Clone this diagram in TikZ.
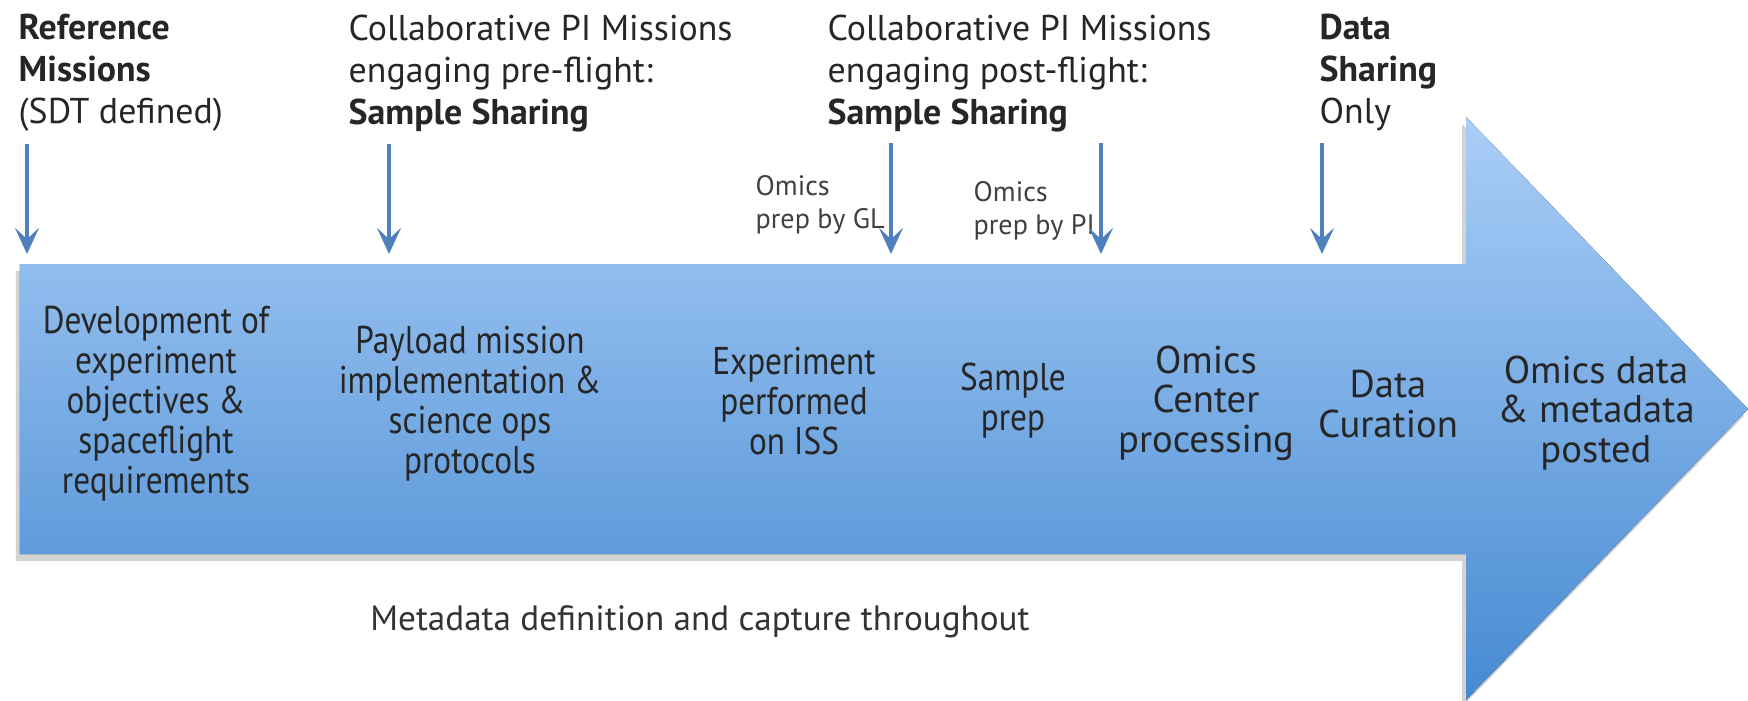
\documentclass[tikz,border=0pt]{standalone}
\usepackage{fontspec}
\setmainfont{PT Sans}
\newfontfamily\narrowfont[FakeStretch=0.86]{PT Sans}
\usetikzlibrary{arrows.meta,shadows}
\definecolor{pinblue}{RGB}{79,129,189}
\definecolor{bandtop}{RGB}{170,206,247}
\definecolor{bandbot}{RGB}{70,138,210}

\begin{document}
\begin{tikzpicture}
  [pin/.style={pinblue,line width=1pt,-{Stealth[length=2.6mm,width=2.4mm,inset=1.1mm]}},
   toplabel/.style={anchor=north west,align=left,inner sep=0pt,text=black!85,font=\fontsize{10.2}{12}\selectfont},
   preplabel/.style={anchor=north west,align=left,inner sep=0pt,text=black!75,font=\fontsize{8}{9.4}\selectfont},
   steplabel/.style={align=center,inner sep=0pt,text=black!85,font=\narrowfont\fontsize{11}{11.4}\selectfont},
   widelabel/.style={align=center,inner sep=0pt,text=black!85,font=\fontsize{11}{11.2}\selectfont}]
  \useasboundingbox (0,0) rectangle (17.48,7);

  % the big arrow
  \fill[top color=bandtop,bottom color=bandbot,
        drop shadow={shadow xshift=-0.4mm,shadow yshift=-0.7mm,opacity=0.35}]
    (0.20,4.36) -- (14.66,4.36) -- (14.66,5.83) -- (17.48,2.91)
    -- (14.66,0.0) -- (14.66,1.46) -- (0.20,1.46) -- cycle;

  % mission types
  \node[toplabel] (ref) at (0.18,6.87) {\textbf{Reference}\\\textbf{Missions}\\(SDT defined)};
  \node[toplabel] (pre) at (3.48,6.86) {Collaborative PI Missions\\engaging pre-flight:\\\textbf{Sample Sharing}};
  \node[toplabel] (post) at (8.27,6.86) {Collaborative PI Missions\\engaging post-flight:\\\textbf{Sample Sharing}};
  \node[toplabel] (data) at (13.19,6.87) {\textbf{Data}\\\textbf{Sharing}\\Only};

  \node[preplabel] (gl) at (7.55,5.25) {Omics\\prep by GL};
  \node[preplabel] (pi) at (9.73,5.19) {Omics\\prep by PI};

  % steps along the arrow
  \node[steplabel] (dev) at (1.56,2.96) {Development of\\experiment\\objectives \&\\spaceflight\\requirements};
  \node[steplabel] (load) at (4.70,2.96) {Payload mission\\implementation \&\\science ops\\protocols};
  \node[steplabel] (iss) at (7.94,2.99) {Experiment\\performed\\on ISS};
  \node[steplabel] (prep) at (10.13,2.99) {Sample\\prep};
  \node[widelabel] (ctr) at (12.06,2.97) {Omics\\Center\\processing};
  \node[widelabel] (cur) at (13.88,2.96) {Data\\Curation};
  \node[widelabel] (posted) at (15.96,2.87) {Omics data\\\& metadata\\posted};

  \node[font=\fontsize{10}{12}\selectfont,text=black!80] (meta) at (7.00,0.78) {Metadata definition and capture throughout};

  % entry points
  \coordinate (s1) at (0.27,5.56);
  \coordinate (e1) at (0.27,4.46);
  \coordinate (s2) at (3.89,5.56);
  \coordinate (e2) at (3.89,4.46);
  \coordinate (s3) at (8.91,5.57);
  \coordinate (e3) at (8.91,4.46);
  \coordinate (s4) at (11.01,5.57);
  \coordinate (e4) at (11.01,4.46);
  \coordinate (s5) at (13.22,5.57);
  \coordinate (e5) at (13.22,4.46);

  \draw[pin] (s1) -- (e1);
  \draw[pin] (s2) -- (e2);
  \draw[pin] (s3) -- (e3);
  \draw[pin] (s4) -- (e4);
  \draw[pin] (s5) -- (e5);
\end{tikzpicture}
\end{document}
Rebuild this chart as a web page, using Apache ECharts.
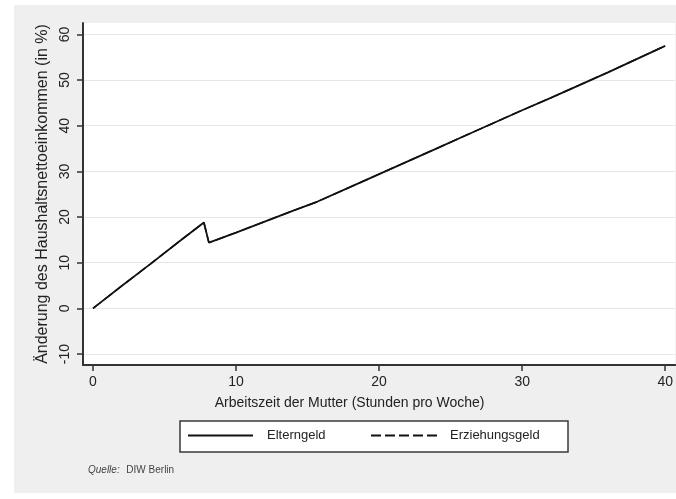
<!DOCTYPE html>
<html>
<head>
<meta charset="utf-8">
<script src="https://cdn.jsdelivr.net/npm/echarts@6/dist/echarts.min.js"></script>
<style>
html,body{margin:0;padding:0;background:#ffffff;}
#chart{width:676px;height:499px;}
</style>
</head>
<body>
<div id="chart"></div>
<script>
// Data
const hours = [0, 2, 4, 6, 7.75, 8.1, 10, 12, 14, 15.7, 18, 20, 22, 24, 26, 28, 30, 32, 34, 36, 38, 40];
const elterngeld = [0, 4.9, 9.7, 14.6, 18.8, 14.4, 16.6, 19.0, 21.4, 23.4, 26.6, 29.4, 32.2, 35.0, 37.8, 40.6, 43.4, 46.1, 48.9, 51.7, 54.6, 57.5];
const erziehungsgeld = [0, 4.9, 9.7, 14.6, 18.8, 14.4, 16.6, 19.0, 21.4, 23.4, 26.6, 29.4, 32.2, 35.0, 37.8, 40.6, 43.4, 46.1, 48.9, 51.7, 54.6, 57.5];
const xTicks = [0, 10, 20, 30, 40];
const yTicks = [-10, 0, 10, 20, 30, 40, 50, 60];
const seriesNames = ['Elterngeld', 'Erziehungsgeld'];
const xTitle = 'Arbeitszeit der Mutter (Stunden pro Woche)';
const yTitle = 'Änderung des Haushaltsnettoeinkommen (in %)';

const font = 'Liberation Sans, Arial, sans-serif';
const chart = echarts.init(document.getElementById('chart'), null, {renderer: 'canvas'});

const pairs = (xs, ys) => xs.map((x, i) => [x, ys[i]]);

chart.setOption({
  animation: false,
  backgroundColor: '#ffffff',
  textStyle: {fontFamily: font},
  graphic: [
    {type: 'rect', z: -10, shape: {x: 14, y: 5, width: 662, height: 488}, style: {fill: '#efefef'}},
    {type: 'rect', z: 1, shape: {x: 180, y: 421, width: 388, height: 31}, style: {fill: '#ffffff', stroke: '#3a3a3a', lineWidth: 1.5}},
    {type: 'text', z: 5, left: 88, top: 464, style: {
      text: '{i|Quelle:}  {n|DIW Berlin}',
      rich: {
        i: {fontStyle: 'italic', fontSize: 10, fill: '#444', fontFamily: font},
        n: {fontSize: 10, fill: '#444', fontFamily: font}
      }
    }}
  ],
  legend: [
    {data: [seriesNames[0]], left: 187, top: 429, padding: 0, itemWidth: 65, itemHeight: 14, z: 5,
     itemStyle: {opacity: 0},
     textStyle: {fontSize: 13, color: '#222', fontFamily: font, padding: [0, 0, 0, 9]}, selectedMode: false},
    {data: [seriesNames[1]], left: 370, top: 429, padding: 0, itemWidth: 67, itemHeight: 14, z: 5,
     itemStyle: {opacity: 0},
     textStyle: {fontSize: 13, color: '#222', fontFamily: font, padding: [0, 0, 0, 7]}, selectedMode: false}
  ],
  grid: {left: 83, right: 0, top: 23, bottom: 134, show: true, backgroundColor: '#ffffff', borderWidth: 0, containLabel: false},
  xAxis: {
    type: 'value', min: -0.7, max: 40.7,
    name: xTitle, nameLocation: 'middle', nameGap: 31,
    nameTextStyle: {fontSize: 14, color: '#222', fontFamily: font, padding: [0, 59, 0, 0]},
    axisLine: {show: true, onZero: false, lineStyle: {color: '#333', width: 2}},
    axisTick: {show: true, length: 6, customValues: xTicks, lineStyle: {color: '#333', width: 1.5}},
    axisLabel: {customValues: xTicks, fontSize: 14, color: '#222', margin: 10, fontFamily: font},
    splitLine: {show: false}
  },
  yAxis: {
    type: 'value', min: -12.4, max: 62.5,
    name: yTitle, nameLocation: 'middle', nameGap: 31, nameRotate: 90,
    nameTextStyle: {fontSize: 16, color: '#222', fontFamily: font},
    axisLine: {show: true, onZero: false, lineStyle: {color: '#333', width: 2}},
    axisTick: {show: true, length: 6, customValues: yTicks, lineStyle: {color: '#333', width: 1.5}},
    axisLabel: {customValues: yTicks, rotate: 90, fontSize: 14, color: '#222', margin: 11, fontFamily: font},
    splitLine: {show: true, lineStyle: {color: '#e6e6e6', width: 1}}
  },
  series: [
    {name: seriesNames[1], type: 'line', data: pairs(hours, erziehungsgeld), symbol: 'none', z: 2,
     lineStyle: {color: '#111', width: 1.5, type: [10, 4]}, itemStyle: {color: '#111'}},
    {name: seriesNames[0], type: 'line', data: pairs(hours, elterngeld), symbol: 'none', z: 3,
     lineStyle: {color: '#111', width: 1.8, type: 'solid'}, itemStyle: {color: '#111'}}
  ]
});
</script>
</body>
</html>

→ STATED PROBLEM
Leave out the pictures and repeat exactly the lines from the start of the material through the line that contains "-- (14.66,0.0) -- (14.66,1.46)", both included.

→ EXERCISE RESULT
Clone this diagram in TikZ.
\documentclass[tikz,border=0pt]{standalone}
\usepackage{fontspec}
\setmainfont{PT Sans}
\newfontfamily\narrowfont[FakeStretch=0.86]{PT Sans}
\usetikzlibrary{arrows.meta,shadows}
\definecolor{pinblue}{RGB}{79,129,189}
\definecolor{bandtop}{RGB}{170,206,247}
\definecolor{bandbot}{RGB}{70,138,210}

\begin{document}
\begin{tikzpicture}
  [pin/.style={pinblue,line width=1pt,-{Stealth[length=2.6mm,width=2.4mm,inset=1.1mm]}},
   toplabel/.style={anchor=north west,align=left,inner sep=0pt,text=black!85,font=\fontsize{10.2}{12}\selectfont},
   preplabel/.style={anchor=north west,align=left,inner sep=0pt,text=black!75,font=\fontsize{8}{9.4}\selectfont},
   steplabel/.style={align=center,inner sep=0pt,text=black!85,font=\narrowfont\fontsize{11}{11.4}\selectfont},
   widelabel/.style={align=center,inner sep=0pt,text=black!85,font=\fontsize{11}{11.2}\selectfont}]
  \useasboundingbox (0,0) rectangle (17.48,7);

  % the big arrow
  \fill[top color=bandtop,bottom color=bandbot,
        drop shadow={shadow xshift=-0.4mm,shadow yshift=-0.7mm,opacity=0.35}]
    (0.20,4.36) -- (14.66,4.36) -- (14.66,5.83) -- (17.48,2.91)
    -- (14.66,0.0) -- (14.66,1.46) -- (0.20,1.46) -- cycle;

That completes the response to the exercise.